--- START Supplied data ---
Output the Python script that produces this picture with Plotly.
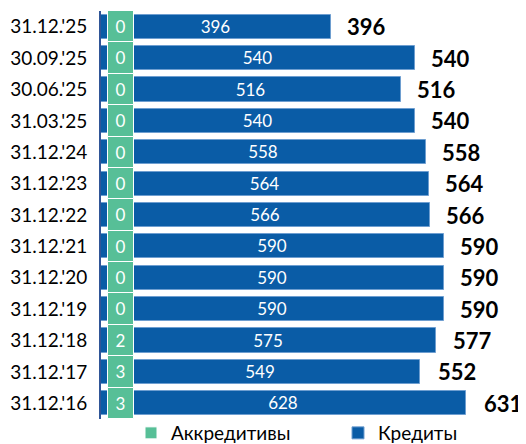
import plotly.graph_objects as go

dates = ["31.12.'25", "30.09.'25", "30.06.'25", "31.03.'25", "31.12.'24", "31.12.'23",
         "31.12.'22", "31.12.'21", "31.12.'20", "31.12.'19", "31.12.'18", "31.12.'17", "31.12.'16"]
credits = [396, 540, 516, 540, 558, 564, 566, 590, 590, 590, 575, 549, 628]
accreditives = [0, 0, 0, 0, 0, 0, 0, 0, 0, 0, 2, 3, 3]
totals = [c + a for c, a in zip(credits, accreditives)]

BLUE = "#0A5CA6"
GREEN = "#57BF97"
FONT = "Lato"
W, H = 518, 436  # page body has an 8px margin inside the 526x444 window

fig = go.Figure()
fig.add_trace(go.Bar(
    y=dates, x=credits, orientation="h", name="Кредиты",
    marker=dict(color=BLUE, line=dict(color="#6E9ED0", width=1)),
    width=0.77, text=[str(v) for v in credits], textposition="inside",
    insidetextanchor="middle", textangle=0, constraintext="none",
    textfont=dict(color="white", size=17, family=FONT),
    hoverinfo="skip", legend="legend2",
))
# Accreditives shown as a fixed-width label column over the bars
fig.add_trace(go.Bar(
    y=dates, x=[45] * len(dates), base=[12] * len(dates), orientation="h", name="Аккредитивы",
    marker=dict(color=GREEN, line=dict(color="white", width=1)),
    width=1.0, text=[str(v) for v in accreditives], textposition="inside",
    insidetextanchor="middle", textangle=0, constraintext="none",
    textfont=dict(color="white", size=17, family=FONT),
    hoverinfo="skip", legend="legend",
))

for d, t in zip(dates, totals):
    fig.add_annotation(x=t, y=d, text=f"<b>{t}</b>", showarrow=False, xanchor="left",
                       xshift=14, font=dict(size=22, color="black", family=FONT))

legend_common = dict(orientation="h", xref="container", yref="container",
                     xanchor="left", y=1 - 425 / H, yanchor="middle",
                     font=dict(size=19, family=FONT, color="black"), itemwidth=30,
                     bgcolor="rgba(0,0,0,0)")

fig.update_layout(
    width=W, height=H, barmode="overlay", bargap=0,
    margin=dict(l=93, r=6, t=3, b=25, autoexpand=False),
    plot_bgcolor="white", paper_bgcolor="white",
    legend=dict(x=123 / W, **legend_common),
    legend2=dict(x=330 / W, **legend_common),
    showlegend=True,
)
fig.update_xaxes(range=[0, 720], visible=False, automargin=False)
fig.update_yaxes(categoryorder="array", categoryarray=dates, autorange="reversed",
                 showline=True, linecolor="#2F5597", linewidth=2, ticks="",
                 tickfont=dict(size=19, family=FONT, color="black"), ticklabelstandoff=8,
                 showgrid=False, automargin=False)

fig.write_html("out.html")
--- END Supplied data ---
--- START Supplied data ---
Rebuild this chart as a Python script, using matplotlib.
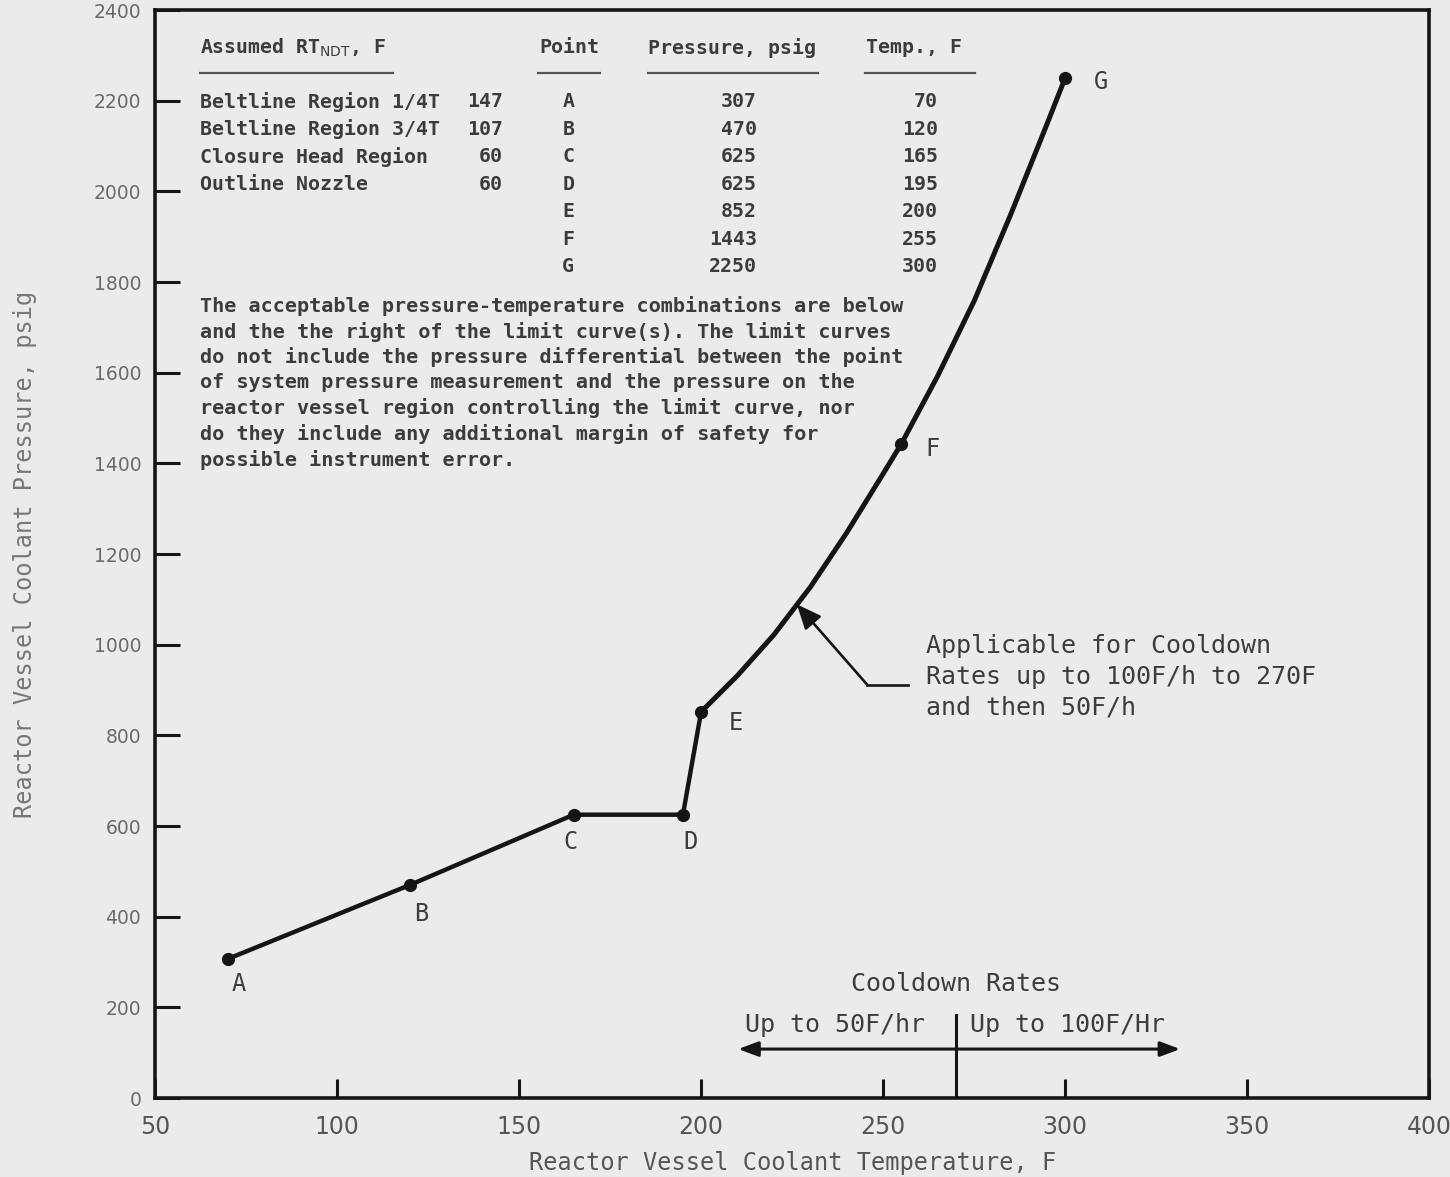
--- END Supplied data ---
--- START Supplied data ---
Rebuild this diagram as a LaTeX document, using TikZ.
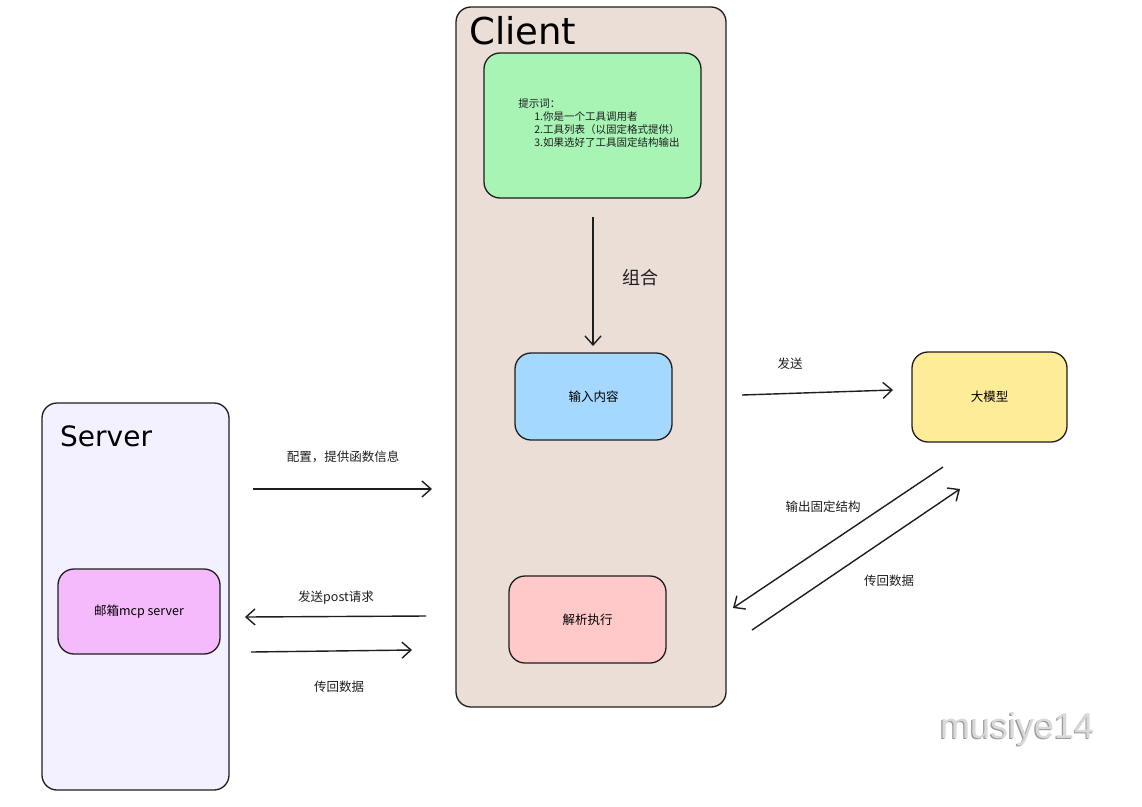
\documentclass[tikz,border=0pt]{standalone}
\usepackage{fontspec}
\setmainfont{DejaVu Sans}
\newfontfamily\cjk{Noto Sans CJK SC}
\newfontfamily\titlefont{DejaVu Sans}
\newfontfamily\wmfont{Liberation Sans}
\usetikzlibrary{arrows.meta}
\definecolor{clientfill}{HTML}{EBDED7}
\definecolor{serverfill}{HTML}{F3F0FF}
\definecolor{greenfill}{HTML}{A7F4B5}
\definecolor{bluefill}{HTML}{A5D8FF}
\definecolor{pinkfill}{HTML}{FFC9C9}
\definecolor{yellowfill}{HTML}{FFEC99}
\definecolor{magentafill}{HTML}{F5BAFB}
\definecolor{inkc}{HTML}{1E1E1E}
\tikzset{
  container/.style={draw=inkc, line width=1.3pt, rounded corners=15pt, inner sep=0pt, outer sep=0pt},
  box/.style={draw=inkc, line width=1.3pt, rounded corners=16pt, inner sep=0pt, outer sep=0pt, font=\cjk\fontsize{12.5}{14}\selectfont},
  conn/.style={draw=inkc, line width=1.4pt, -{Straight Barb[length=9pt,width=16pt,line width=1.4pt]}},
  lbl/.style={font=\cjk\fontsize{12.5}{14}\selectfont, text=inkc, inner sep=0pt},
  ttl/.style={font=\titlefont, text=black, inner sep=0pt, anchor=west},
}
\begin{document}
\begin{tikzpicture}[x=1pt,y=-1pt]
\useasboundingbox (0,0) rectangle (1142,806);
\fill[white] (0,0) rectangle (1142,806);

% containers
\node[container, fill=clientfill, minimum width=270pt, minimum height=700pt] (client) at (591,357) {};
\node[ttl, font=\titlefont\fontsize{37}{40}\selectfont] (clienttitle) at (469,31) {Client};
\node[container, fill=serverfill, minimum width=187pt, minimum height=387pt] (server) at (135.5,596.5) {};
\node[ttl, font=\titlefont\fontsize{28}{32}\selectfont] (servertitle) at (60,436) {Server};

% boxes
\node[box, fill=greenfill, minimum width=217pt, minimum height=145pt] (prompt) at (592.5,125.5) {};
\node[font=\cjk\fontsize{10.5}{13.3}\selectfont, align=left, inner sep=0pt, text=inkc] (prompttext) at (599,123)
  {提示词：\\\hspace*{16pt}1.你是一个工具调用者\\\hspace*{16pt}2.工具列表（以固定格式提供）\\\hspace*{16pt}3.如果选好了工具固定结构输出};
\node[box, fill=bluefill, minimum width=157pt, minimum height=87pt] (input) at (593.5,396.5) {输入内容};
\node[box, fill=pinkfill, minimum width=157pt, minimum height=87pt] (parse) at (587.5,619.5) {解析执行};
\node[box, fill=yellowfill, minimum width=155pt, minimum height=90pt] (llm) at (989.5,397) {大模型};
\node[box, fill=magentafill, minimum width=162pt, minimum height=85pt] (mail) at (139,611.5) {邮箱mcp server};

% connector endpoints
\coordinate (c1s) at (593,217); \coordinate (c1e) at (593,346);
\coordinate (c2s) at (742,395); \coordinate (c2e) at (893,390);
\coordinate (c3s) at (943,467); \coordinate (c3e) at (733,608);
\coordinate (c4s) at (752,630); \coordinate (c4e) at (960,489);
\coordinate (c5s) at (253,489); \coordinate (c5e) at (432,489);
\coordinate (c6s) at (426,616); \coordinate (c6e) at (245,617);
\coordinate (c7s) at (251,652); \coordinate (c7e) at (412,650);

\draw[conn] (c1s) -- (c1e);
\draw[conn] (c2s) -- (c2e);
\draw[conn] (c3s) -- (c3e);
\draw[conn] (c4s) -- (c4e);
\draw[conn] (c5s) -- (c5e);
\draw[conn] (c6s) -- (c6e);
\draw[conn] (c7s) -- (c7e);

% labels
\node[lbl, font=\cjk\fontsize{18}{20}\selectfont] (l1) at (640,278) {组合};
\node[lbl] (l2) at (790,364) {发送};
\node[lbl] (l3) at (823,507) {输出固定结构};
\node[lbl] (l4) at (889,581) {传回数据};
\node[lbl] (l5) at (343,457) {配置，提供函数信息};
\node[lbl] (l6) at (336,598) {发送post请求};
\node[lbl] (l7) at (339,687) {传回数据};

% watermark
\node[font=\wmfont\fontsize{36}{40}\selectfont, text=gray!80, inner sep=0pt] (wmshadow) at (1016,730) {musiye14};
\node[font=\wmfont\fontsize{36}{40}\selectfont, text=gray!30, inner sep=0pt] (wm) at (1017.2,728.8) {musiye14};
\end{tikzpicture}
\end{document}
--- END Supplied data ---
(Instructions for the task) Pictures excluded, give again exactly and only the lines of the material above from the line with "Rebuild this diagram" through the line with "(servertitle) at (60,436)".

(Final result)
Rebuild this diagram as a LaTeX document, using TikZ.
\documentclass[tikz,border=0pt]{standalone}
\usepackage{fontspec}
\setmainfont{DejaVu Sans}
\newfontfamily\cjk{Noto Sans CJK SC}
\newfontfamily\titlefont{DejaVu Sans}
\newfontfamily\wmfont{Liberation Sans}
\usetikzlibrary{arrows.meta}
\definecolor{clientfill}{HTML}{EBDED7}
\definecolor{serverfill}{HTML}{F3F0FF}
\definecolor{greenfill}{HTML}{A7F4B5}
\definecolor{bluefill}{HTML}{A5D8FF}
\definecolor{pinkfill}{HTML}{FFC9C9}
\definecolor{yellowfill}{HTML}{FFEC99}
\definecolor{magentafill}{HTML}{F5BAFB}
\definecolor{inkc}{HTML}{1E1E1E}
\tikzset{
  container/.style={draw=inkc, line width=1.3pt, rounded corners=15pt, inner sep=0pt, outer sep=0pt},
  box/.style={draw=inkc, line width=1.3pt, rounded corners=16pt, inner sep=0pt, outer sep=0pt, font=\cjk\fontsize{12.5}{14}\selectfont},
  conn/.style={draw=inkc, line width=1.4pt, -{Straight Barb[length=9pt,width=16pt,line width=1.4pt]}},
  lbl/.style={font=\cjk\fontsize{12.5}{14}\selectfont, text=inkc, inner sep=0pt},
  ttl/.style={font=\titlefont, text=black, inner sep=0pt, anchor=west},
}
\begin{document}
\begin{tikzpicture}[x=1pt,y=-1pt]
\useasboundingbox (0,0) rectangle (1142,806);
\fill[white] (0,0) rectangle (1142,806);

% containers
\node[container, fill=clientfill, minimum width=270pt, minimum height=700pt] (client) at (591,357) {};
\node[ttl, font=\titlefont\fontsize{37}{40}\selectfont] (clienttitle) at (469,31) {Client};
\node[container, fill=serverfill, minimum width=187pt, minimum height=387pt] (server) at (135.5,596.5) {};
\node[ttl, font=\titlefont\fontsize{28}{32}\selectfont] (servertitle) at (60,436) {Server};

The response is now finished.